UAE attempted to manipulate US politics to suit their interests - report

The UAE is considered a close ally to the US, with strong economic, defense and energy cooperation between the two states.

 After meeting for the Negev Summit, U.S. Secretary of State Antony Blinken, speaks with United Arab Emirates' Foreign Minister Sheikh Abdullah bin Zayed Al Nahyan, in Sde Boker, Israel March 28, 2022 (photo credit: JACQUELYN MARTIN/POOL/REUTERS)
After meeting for the Negev Summit, U.S. Secretary of State Antony Blinken, speaks with United Arab Emirates' Foreign Minister Sheikh Abdullah bin Zayed Al Nahyan, in Sde Boker, Israel March 28, 2022
(photo credit: JACQUELYN MARTIN/POOL/REUTERS)

The United Arab Emirates may have attempted to manipulate US politics in favor of the Gulf state's interests, according to a classified report compiled by US intelligence officials, The Washington Post reported on Saturday.

The UAE is considered a close and friendly ally to the US, with the US State Department calling the country a "key partner" and lauding "strong bilateral cooperation on a full range of issues including defense, non-proliferation, trade, law enforcement" and more.

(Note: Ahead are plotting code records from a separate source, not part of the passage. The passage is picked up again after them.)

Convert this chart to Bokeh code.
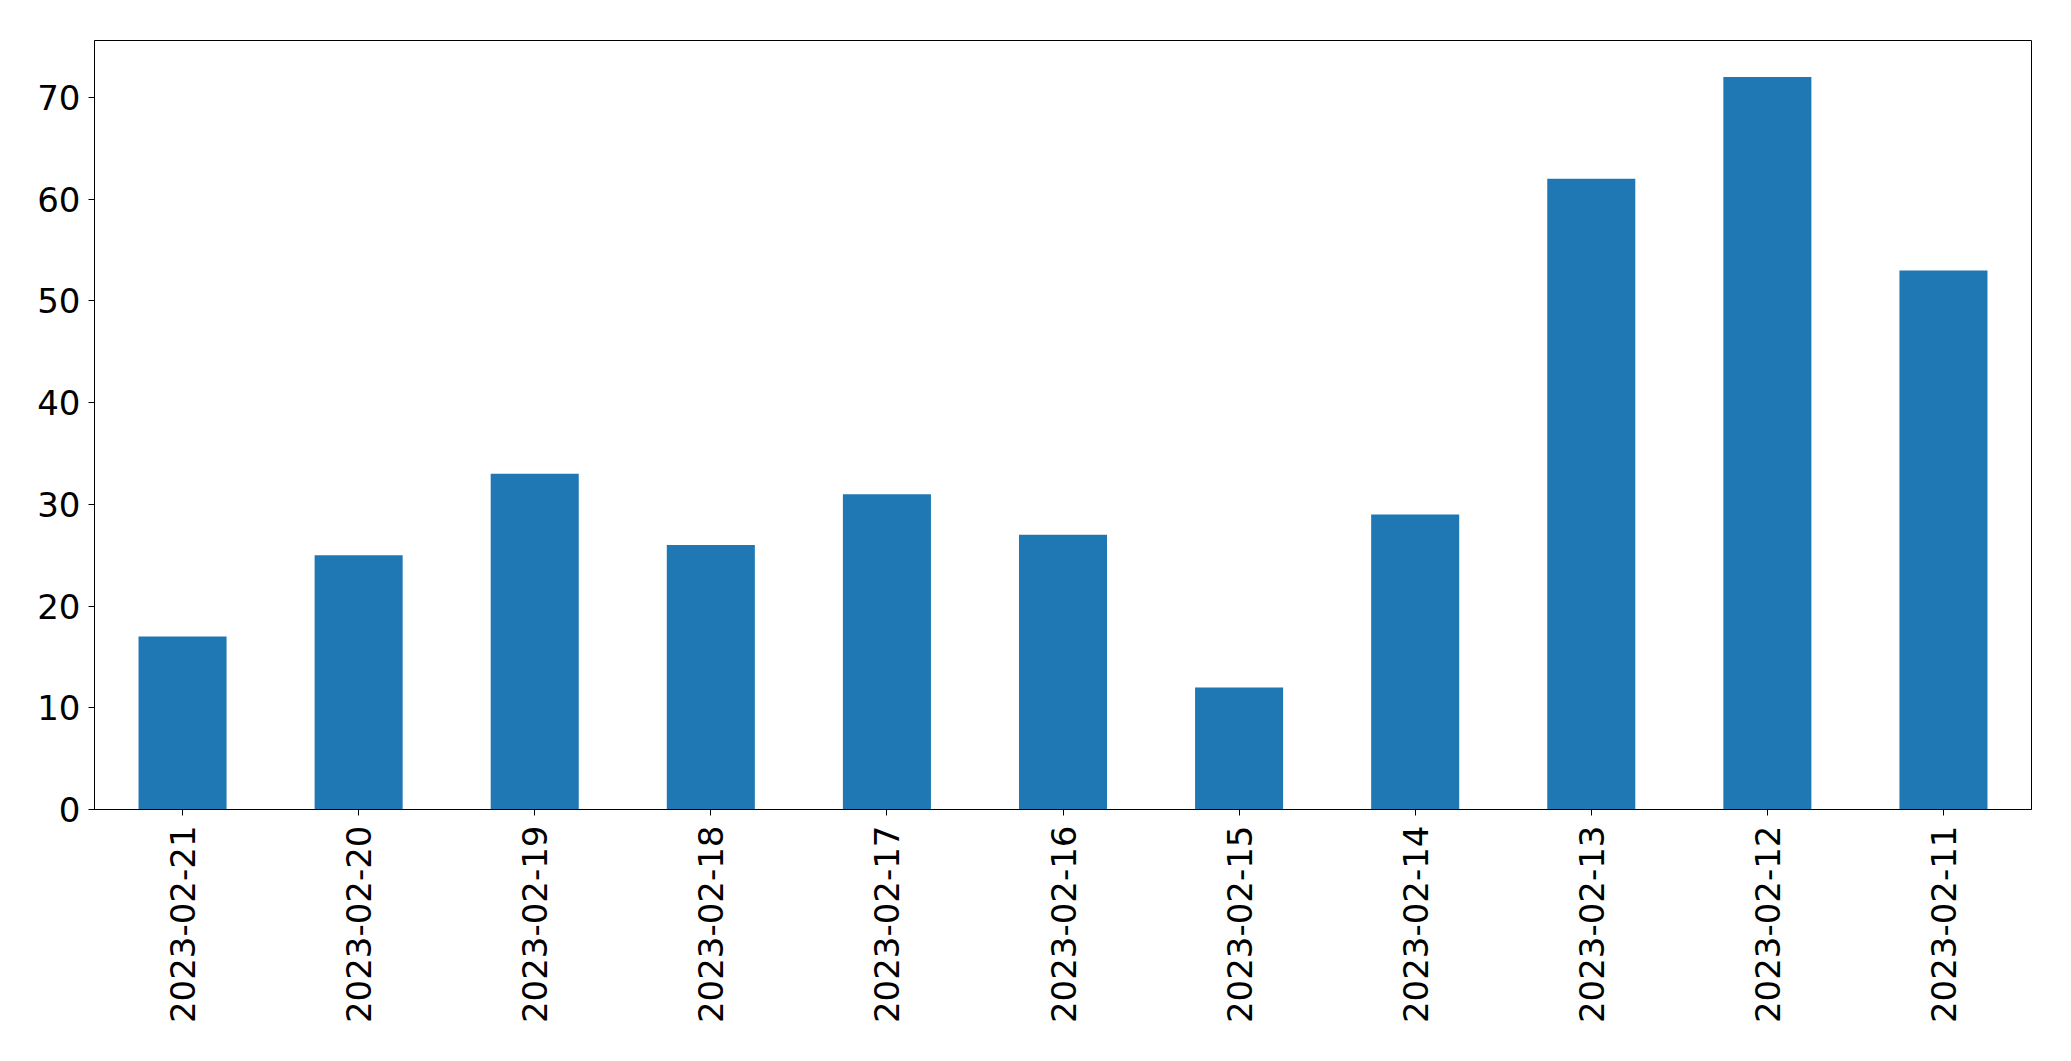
import math
from bokeh.plotting import figure
from bokeh.models import Range1d, FactorRange, SingleIntervalTicker
from bokeh.embed import file_html
from bokeh.resources import INLINE

dates = ["2023-02-21", "2023-02-20", "2023-02-19", "2023-02-18", "2023-02-17",
         "2023-02-16", "2023-02-15", "2023-02-14", "2023-02-13", "2023-02-12",
         "2023-02-11"]
counts = [17, 25, 33, 26, 31, 27, 12, 29, 62, 72, 53]

p = figure(width=2063, height=1053, output_backend="svg", toolbar_location=None,
           x_range=FactorRange(*dates, range_padding=0),
           y_range=Range1d(0, max(counts) * 1.05),
           min_border_left=94, min_border_right=32, min_border_top=40,
           min_border_bottom=244)

p.vbar(x=dates, top=counts, width=0.5, color="#1f77b4", line_color=None)

p.xgrid.visible = False
p.ygrid.visible = False
p.outline_line_color = "black"
p.outline_line_width = 1
p.outline_line_alpha = 1

p.yaxis.ticker = SingleIntervalTicker(interval=10, num_minor_ticks=0)
for ax in (p.xaxis, p.yaxis):
    ax.major_label_text_font = "DejaVu Sans"
    ax.major_label_text_font_size = "34px"
    ax.major_label_text_color = "black"
    ax.axis_line_color = "black"
    ax.major_tick_line_color = "black"
    ax.major_tick_in = 0
    ax.major_tick_out = 6
    ax.minor_tick_line_color = None

p.xaxis.major_label_orientation = math.pi / 2
p.xaxis.major_label_standoff = 10
p.yaxis.major_label_standoff = 8

open("out.html", "w").write(file_html(p, INLINE))
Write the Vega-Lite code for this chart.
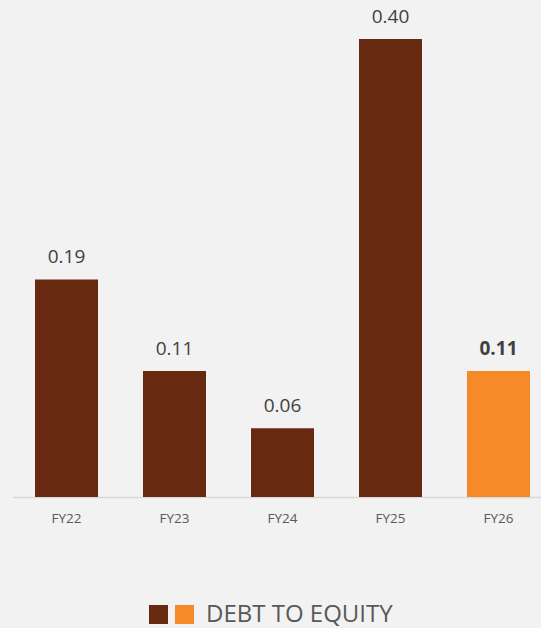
{
  "$schema": "https://vega.github.io/schema/vega-lite/v6.json",
  "autosize": {"type": "none"},
  "padding": {"left": 12.5, "top": 39, "right": 0, "bottom": 131},
  "width": 540,
  "height": 458,
  "background": "#f2f2f2",
  "config": {"view": {"stroke": null}, "font": "Open Sans"},
  "data": {
    "values": [
      {"year": "FY22", "value": 0.19, "series": "a"},
      {"year": "FY23", "value": 0.11, "series": "a"},
      {"year": "FY24", "value": 0.06, "series": "a"},
      {"year": "FY25", "value": 0.40, "series": "a"},
      {"year": "FY26", "value": 0.11, "series": "b"}
    ]
  },
  "encoding": {
    "x": {
      "field": "year", "type": "nominal", "sort": null,
      "scale": {"paddingInner": 0.4167, "paddingOuter": 0.2083},
      "axis": {"title": null, "labelAngle": 0, "ticks": false, "domainColor": "#d9d9d9", "domainWidth": 1.5, "labelColor": "#595959", "labelFontSize": 13.5, "labelPadding": 14, "labelFont": "Open Sans"}
    },
    "y": {
      "field": "value", "type": "quantitative",
      "scale": {"domain": [0, 0.4], "nice": false, "zero": true},
      "axis": null
    }
  },
  "layer": [
    {
      "mark": {"type": "bar"},
      "encoding": {
        "color": {
          "field": "series", "type": "nominal",
          "scale": {"domain": ["a", "b"], "range": ["#672a10", "#f58a29"]},
          "legend": {
            "orient": "none", "legendX": 136.5, "legendY": 566, "direction": "horizontal",
            "padding": 0, "symbolType": "square", "symbolSize": 361, "symbolStrokeWidth": 0,
            "labelExpr": "''", "labelOffset": 0, "labelFontSize": 1, "columnPadding": 7,
            "title": "DEBT TO EQUITY", "titleOrient": "right", "titleFontSize": 24, "titleFontWeight": "normal",
            "titleColor": "#595959", "titlePadding": 12, "titleFont": "Open Sans", "titleBaseline": "middle", "titleLimit": 500
          }
        }
      }
    },
    {
      "transform": [{"filter": "datum.series == 'a'"}],
      "mark": {"type": "text", "dy": -16, "baseline": "alphabetic", "fontSize": 19, "color": "#404040"},
      "encoding": {"text": {"field": "value", "type": "quantitative", "format": ".2f"}}
    },
    {
      "transform": [{"filter": "datum.series == 'b'"}],
      "mark": {"type": "text", "dy": -16, "baseline": "alphabetic", "fontSize": 19, "fontWeight": "bold", "color": "#404040"},
      "encoding": {"text": {"field": "value", "type": "quantitative", "format": ".2f"}}
    }
  ]
}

The US has sold the UAE F-35 fighter jets, Patriot batteries, Javelins and THAAD missiles, among a slew of over $29.3 billion in military equipment sales.

Through both illegal and legal measures, the UAE worked to exploit vulnerabilities in the US political system, including reliance on campaign contributions, powerful lobbying firms and lax enforcement of disclosure laws.

Three sources familiar with the report, which was compiled by the National Intelligence Council, told The Washington Post that it was briefed to US policymakers in recent weeks to guide their decision-making on issues concerning the Middle East.

 THEN-US SECRETARY of State Mike Pompeo speaks with the Emirati Ambassador to the US Yousef Al Otaiba in Abu Dhabi, in 2019 (credit: ANDREW CABALLERO-REYNOLDS/REUTERS) THEN-US SECRETARY of State Mike Pompeo speaks with the Emirati Ambassador to the US Yousef Al Otaiba in Abu Dhabi, in 2019 (credit: ANDREW CABALLERO-REYNOLDS/REUTERS)

Over $154 million has been spent by the Gulf state on lobbyists since 2016, according to Justice Department records.

Some Emirati influence operations were 'more similar to espionage'

While some of the influence operations have intensified due to an unwillingness to reform foreign-influence laws or strengthen the Justice Department, other activities conducted by the UAE were more similar to espionage, according to the report.

One of the influence operations detailed in the report involved the hiring of three former US intelligence and military officials to help the UAE surveil dissidents, politicians, journalists and US companies.

Last year, the three admitted to the scheme and paid over $1.68 million for providing hacking services to the Emirati government, according to the Justice Department, which called the case a "first-of-its-kind."

Additionally, in May, an indictment was filed against Thomas Barrack, a friend of former president Donald Trump, claiming that he had sought millions of dollars in investments from the UAE while illegally lobbying the Trump Administration on behalf of the Gulf state. Barrack was acquitted of the charges earlier this month.

While the new intelligence report did not identify specific individuals, it does mention several meetings and conversations involving US and Emirati officials.

New report is unusual in its focus 

Bruce Riedel, a senior fellow at the Brookings Institution who served on the National Intelligence Council in the 1990s, noted that the US intelligence community usually "stays clear of anything that could be interpreted as studying American domestic politics."

“Doing something like this on a friendly power is also unique. It’s a sign that the US intelligence community is willing to take on new challenges."

UAE’s ambassador to Washington, Yousef Al Otaiba, responded to the report by stating that he is "proud of the UAE’s influence and good standing in the US."

“A very clear red line needs to be established against the UAE playing in American politics,” said a US lawmaker to The Washington Post in response to the report. “I’m not convinced we’ve ever raised this with the Emiratis at a high level.”